The early 70s were a hugely exciting time to be working in television, he says, which in many ways was still in its infancy. It was also a busy time news-wise, with the fake suicide of Wednesbury MP John Stonehouse, the kidnap and murder of Lesley Whittle, and the miner’s strike which brought down Ted Heath’s government.
“1974 was an extraordinary year, something seemed to be going off all the time,” he says.
The atmosphere in the newsroom was very different to today, with “booze flying around the place if you wanted to partake in it.”
He says: “It was very relaxed, the day used to start with a morning meeting at 9.45am, and there were no lunchtime bulletins.
“In those days the old building had three bars, and every producer would have a drinks cabinet. It was the ruination of some, but it also led to a lot of wonderful creative work.
“We produced a lot of spin-off programmes, we had Angling Today with Terry Thomas, Farming Today, Format 5, Citizen’s Rights, Gardening Today, and of course we had Miss ATV which was exceptionally popular.”
Bob became the ‘face’ of ATV Today in 1979, when he took up the role of the main anchor, a post he has held to this day.
The programme has seen many changes over that time: ATV was rebranded Central following a shake-up in 1982, and was later absorbed into the national ITV plc; the vast Broad Street studios, where 1,500 people once worked, have also gone, replaced by a much leaner operation at the canalside Gas Street basin.
“Today’s reporters are very well equipped and very highly trained,” says Bob. “When I first started, we would send three cars out on a job, I would do my interview, somebody else would process the film, somebody else would do the editing.

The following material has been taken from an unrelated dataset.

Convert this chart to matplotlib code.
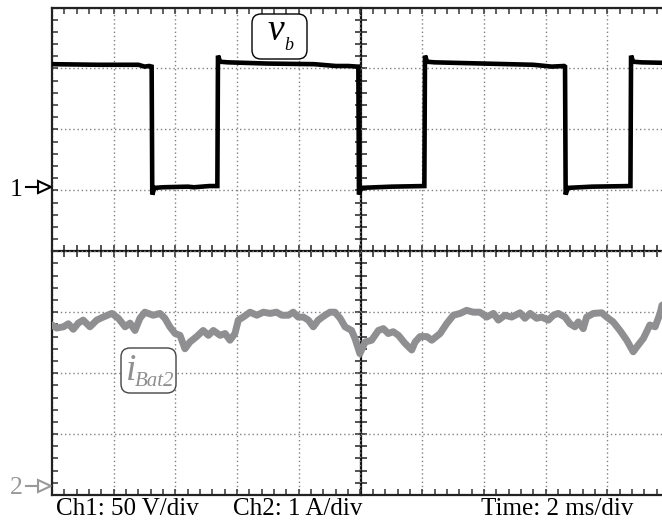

“If we wanted to do a ‘vox pop’, we would have to take a full ‘features crew’ out, and when we stopped people in the street they would be surrounded by a team of nine, it must have terrified them. Today’s reporters can do it all themselves.”Highlights include interviewing Sir John Mills – “he was always a delight” – and presenting youth awards with Sir Richard Attenborough.
“They were supposed to have been presented by Kenneth Baker, who was education secretary at the time, but the last minute we got a message that he had been called back, and Dickie Attenborough stepped in at the last minute.
“He was a wonderful speaker, he saved the day.”
Now 75, Bob – who lives just outside Stourbridge, says it will feel strange no longer being on television, but looks forward to having more time to pursue his hobbies and interests.
“I’m an outdoors person,” he says.
“I’m interested in travelling, and want to pursue that more. I also want to get back into my painting, I used to do it some years ago, painting mainly landscapes in water colour.
“Water colours are difficult, if you can master the water you are doing pretty well.
“I would like to get into oils as well, that is something that is very old-fashioned.”
Bob says he is not averse to doing a bit of occasional television work if the right opportunity came up – “I’m not going to go looking for it” – and hopes he will be able to use some of his time doing charity work.
Bob joined the ATV the year after his fellow reporter Chris Tarrant. Does he have any regrets about not following him down to the bright lights of London?
“Well Chris of course worked for many years as a DJ on Capital Radio, and I was never a DJ type at all,” he says.
“I did the Price Is Right on Sky Television, but I’ve never really wanted to work in London.
“I sometimes get stopped in Broad Street by people in their 50s or 60s, with grey hair like mine, and they say ‘I have grown up with you since I was a child’.
“It makes me feel very old, but it also shows you what a great responsibility you have.
“These people trust you, and you have to live up to that.”
But the burning question: What did his father make of it all?
“I think he always struggled to understand it, but I think he came to realise in the end that it didn’t turn out too badly,” he says.
“I’ve been very lucky, it’s been a wonderful life, and I’ve made some great friends.”